On if he expects Damien Harris or Rhamondre Stevenson to practice today:
BB: I'd say they're in the day-to-day category too, so just kind of see how things went this morning and get them to warm up out there and see how it goes. See exactly what their situation is. That's pretty common. That's the way it is with a lot of players, really. Until they actually get warmed up, get ready to go, get into the process, a lot of times they don't know exactly how that's going to feel either. You just have to play it by year.

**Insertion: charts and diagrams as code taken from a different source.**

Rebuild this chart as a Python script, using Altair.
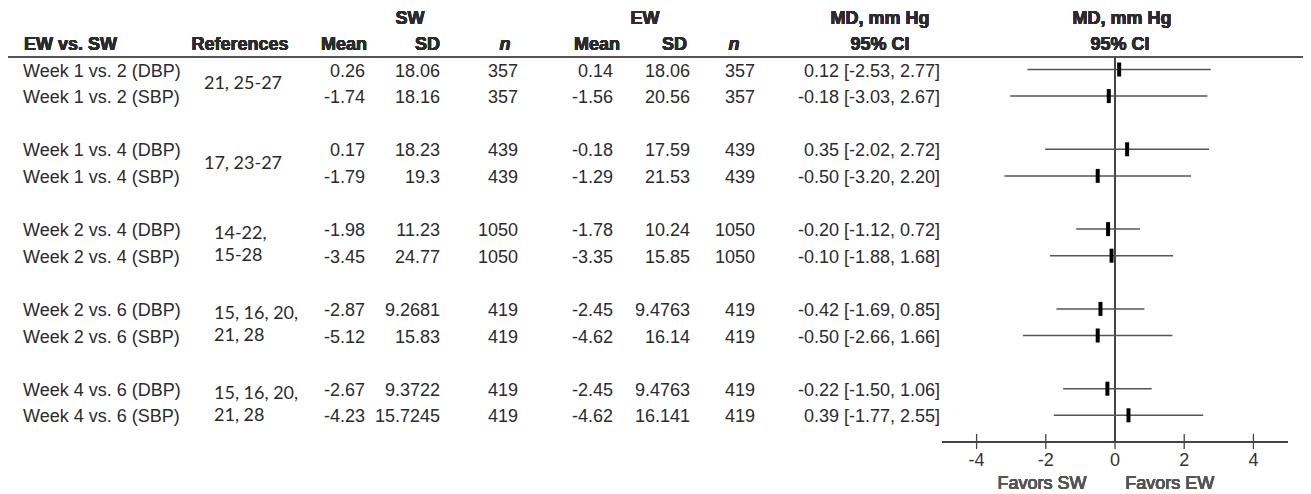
import altair as alt
import pandas as pd

LABELS = ["Week 1 vs. 2 (DBP)", "Week 1 vs. 2 (SBP)", "Week 1 vs. 4 (DBP)", "Week 1 vs. 4 (SBP)",
          "Week 2 vs. 4 (DBP)", "Week 2 vs. 4 (SBP)", "Week 2 vs. 6 (DBP)", "Week 2 vs. 6 (SBP)",
          "Week 4 vs. 6 (DBP)", "Week 4 vs. 6 (SBP)"]
REFS = ["21, 25-27", "17, 23-27", "14-22,\n15-28", "15, 16, 20,\n21, 28", "15, 16, 20,\n21, 28"]
SW_MEAN = ["0.26", "-1.74", "0.17", "-1.79", "-1.98", "-3.45", "-2.87", "-5.12", "-2.67", "-4.23"]
SW_SD = ["18.06", "18.16", "18.23", "19.3", "11.23", "24.77", "9.2681", "15.83", "9.3722", "15.7245"]
SW_N = ["357", "357", "439", "439", "1050", "1050", "419", "419", "419", "419"]
EW_MEAN = ["0.14", "-1.56", "-0.18", "-1.29", "-1.78", "-3.35", "-2.45", "-4.62", "-2.45", "-4.62"]
EW_SD = ["18.06", "20.56", "17.59", "21.53", "10.24", "15.85", "9.4763", "16.14", "9.4763", "16.141"]
EW_N = ["357", "357", "439", "439", "1050", "1050", "419", "419", "419", "419"]
MD = [0.12, -0.18, 0.35, -0.50, -0.20, -0.10, -0.42, -0.50, -0.22, 0.39]
LO = [-2.53, -3.03, -2.02, -3.20, -1.12, -1.88, -1.69, -2.66, -1.50, -1.77]
HI = [2.77, 2.67, 2.72, 2.20, 0.72, 1.68, 0.85, 1.66, 1.06, 2.55]
TICKS = [-4, -2, 0, 2, 4]
FAVORS = ["Favors SW", "Favors EW"]

rows = pd.DataFrame({
    "label": LABELS, "sw_mean": SW_MEAN, "sw_sd": SW_SD, "sw_n": SW_N,
    "ew_mean": EW_MEAN, "ew_sd": EW_SD, "ew_n": EW_N,
    "md": MD, "lo": LO, "hi": HI,
})
rows["s"] = [(i // 2) * 3 + i % 2 for i in range(len(rows))]
rows["ci"] = [f"{m:.2f} [{l:.2f}, {h:.2f}]" for m, l, h in zip(MD, LO, HI)]

refs = pd.DataFrame({"ref": REFS})
refs["multi"] = ["\n" in r for r in REFS]
refs["s"] = [g * 3 + (0.2 if m else 0.55) for g, m in enumerate(refs["multi"])]
refs["ref"] = [r.split("\n") for r in REFS]

ticks = pd.DataFrame({"t": TICKS, "lab": [str(t) for t in TICKS]})

YS = alt.Scale(domain=[0, 1], range=[61.5, 88.1], zero=False, nice=False)
XS = alt.Scale(domain=[-5, 5], range=[934, 1280], zero=False, nice=False)
FONT = "Liberation Sans"
TXT = "#2b2b2b"
FS = 18


def ycol(field="s"):
    return alt.Y(f"{field}:Q", scale=YS, axis=None)


def col_layer(field, x, align):
    return alt.Chart(rows).mark_text(align=align, baseline="middle", font=FONT, fontSize=FS,
                                     color=TXT, dy=2).encode(
        x=alt.value(x), y=ycol(), text=alt.Text(f"{field}:N"))


def header(text, x, s, align, italic=False):
    return alt.Chart(rows).mark_text(align=align, baseline="middle", font=FONT, fontSize=FS,
                                     fontWeight="bold", color=TXT,
                                     fontStyle="italic" if italic else "normal").encode(
        x=alt.value(x), y=alt.YDatum(s, type="quantitative", scale=YS, axis=None),
        text=alt.value(text))


layers = []
# headers
layers += [
    header("SW", 402, -1.9, "center"),
    header("EW", 637, -1.9, "center"),
    header("MD, mm Hg", 872, -1.9, "center"),
    header("MD, mm Hg", 1114, -1.9, "center"),
    header("EW vs. SW", 16, -0.92, "left"),
    header("References", 232, -0.92, "center"),
    header("Mean", 359, -0.92, "right"),
    header("SD", 432, -0.92, "right"),
    header("n", 497, -0.92, "center", italic=True),
    header("Mean", 612, -0.92, "right"),
    header("SD", 679, -0.92, "right"),
    header("n", 726, -0.92, "center", italic=True),
    header("95% CI", 872, -0.92, "center"),
    header("95% CI", 1112, -0.92, "center"),
]
# header rule
layers.append(alt.Chart(rows).mark_rule(color="#555555", strokeWidth=1.5).encode(
    x=alt.value(-3), x2=alt.value(1298),
    y=alt.YDatum(-0.47, type="quantitative", scale=YS, axis=None)))

# table columns
layers += [
    col_layer("label", 15, "left"),
    col_layer("sw_mean", 357, "right"),
    col_layer("sw_sd", 432, "right"),
    col_layer("sw_n", 510, "right"),
    col_layer("ew_mean", 605, "right"),
    col_layer("ew_sd", 682, "right"),
    col_layer("ew_n", 747, "right"),
    col_layer("ci", 932, "right"),
]
# references
layers.append(alt.Chart(refs).transform_filter("!datum.multi").mark_text(
    align="center", baseline="middle", font="Lato", fontSize=FS, color=TXT).encode(
    x=alt.value(235), y=ycol(), text="ref"))
layers.append(alt.Chart(refs).transform_filter("datum.multi").mark_text(
    align="left", baseline="middle", font="Lato", fontSize=FS, color=TXT, lineHeight=22).encode(
    x=alt.value(206), y=ycol(), text="ref"))

# forest: zero line
layers.append(alt.Chart(rows).mark_rule(color="#444444", strokeWidth=1.3).encode(
    x=alt.XDatum(0, type="quantitative", scale=XS, axis=None),
    y=alt.YDatum(-0.47, type="quantitative", scale=YS, axis=None),
    y2=alt.Y2Datum(14)))
# axis line
layers.append(alt.Chart(rows).mark_rule(color="#444444", strokeWidth=1.3).encode(
    x=alt.XDatum(-5, type="quantitative", scale=XS, axis=None), x2=alt.X2Datum(5),
    y=alt.YDatum(14, type="quantitative", scale=YS, axis=None)))
# axis ticks
layers.append(alt.Chart(ticks).mark_rule(color="#444444", strokeWidth=1.3).encode(
    x=alt.X("t:Q", scale=XS, axis=None),
    y=alt.YDatum(13.7, type="quantitative", scale=YS, axis=None),
    y2=alt.Y2Datum(14.27)))
layers.append(alt.Chart(ticks).mark_text(font=FONT, fontSize=FS, color="#333333",
                                         baseline="middle").encode(
    x=alt.X("t:Q", scale=XS, axis=None),
    y=alt.YDatum(14.72, type="quantitative", scale=YS, axis=None),
    text="lab:N"))
layers.append(alt.Chart(rows).mark_text(font=FONT, fontSize=FS, color="#555555",
                                        baseline="middle").encode(
    x=alt.XDatum(-2.11, type="quantitative", scale=XS, axis=None),
    y=alt.YDatum(15.58, type="quantitative", scale=YS, axis=None),
    text=alt.value(FAVORS[0])))
layers.append(alt.Chart(rows).mark_text(font=FONT, fontSize=FS, color="#555555",
                                        baseline="middle").encode(
    x=alt.XDatum(1.58, type="quantitative", scale=XS, axis=None),
    y=alt.YDatum(15.58, type="quantitative", scale=YS, axis=None),
    text=alt.value(FAVORS[1])))
# CI lines
layers.append(alt.Chart(rows).mark_rule(color="#555555", strokeWidth=1.5).encode(
    x=alt.X("lo:Q", scale=XS, axis=None), x2="hi:Q", y=ycol()))
# point estimates
layers.append(alt.Chart(rows).mark_tick(color="black", orient="vertical", thickness=4,
                                        size=14, opacity=1).encode(
    x=alt.X("md:Q", scale=XS, axis=None), y=ycol()))

chart = alt.layer(*layers).properties(
    width=1295, height=486, padding=0,
    autosize=alt.AutoSizeParams(type="none"),
).configure(background="white").configure_view(strokeWidth=0, stroke="transparent")

chart.save("out.html", embed_options={"renderer": "svg", "actions": False})
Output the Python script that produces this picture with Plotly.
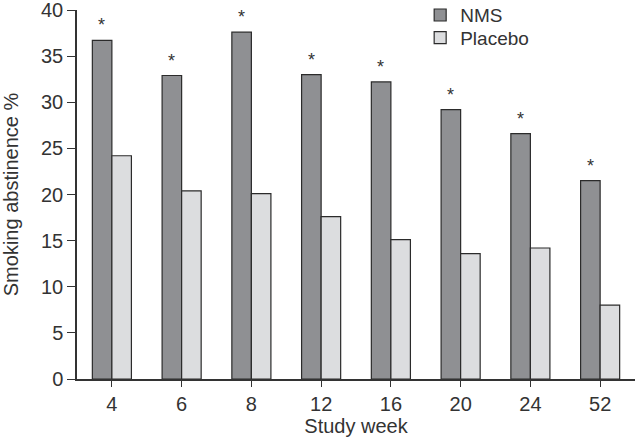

On the benefits of having a fullback in his offense and how the position has evolved over the years:
BB: I think it's been about the same the last 10 or so years. I think it was before that where you started to see the real transformation. What it was when I first came here with [Patrick] Pass and Marc Edwards, guys like that, it was a little bit different, but the fundamental difference with the second back in the backfield or the fullback in the backfield is you can create an extra gap on either side of the ball. When your guys are on the line of scrimmage in 12 personnel, you can do that. It's harder, and you have fewer options. If you bring a guy from one side of the ball back to the other side of the ball, there's only so much you can do there, a couple things, but that's really about it, and he's coming from pretty far away, so there's an element of timing there too. With a fullback in the backfield, he can go to either side of the ball. He can get there pretty quickly. You have more combinations and more blocking schemes or more ways to attack the defense and build that extra gap. That's the fundamental difference. What you do from there and what the fullback's skills are and so forth. It's kind of the same thing in the passing game. It's hard to get a tight end out to the other side of the formation that he's lined up. You can do it on a misdirection bootleg play, but that's really about it, whereas when they fullback is in the backfield, you have the ability to release him either way and get him out of either side of the pass pattern relatively quickly, which, again, for the defense, it creates potential overloads, but they don't declare as early. They have it quickly after the snap, whereas most of the one-back sets, any of those overloads, you can see them before the ball is snapped. You can just count the numbers; three-by-one or four-by-one if the backs offset to that side. That type of thing. In simple terms, that's really what the fullback does.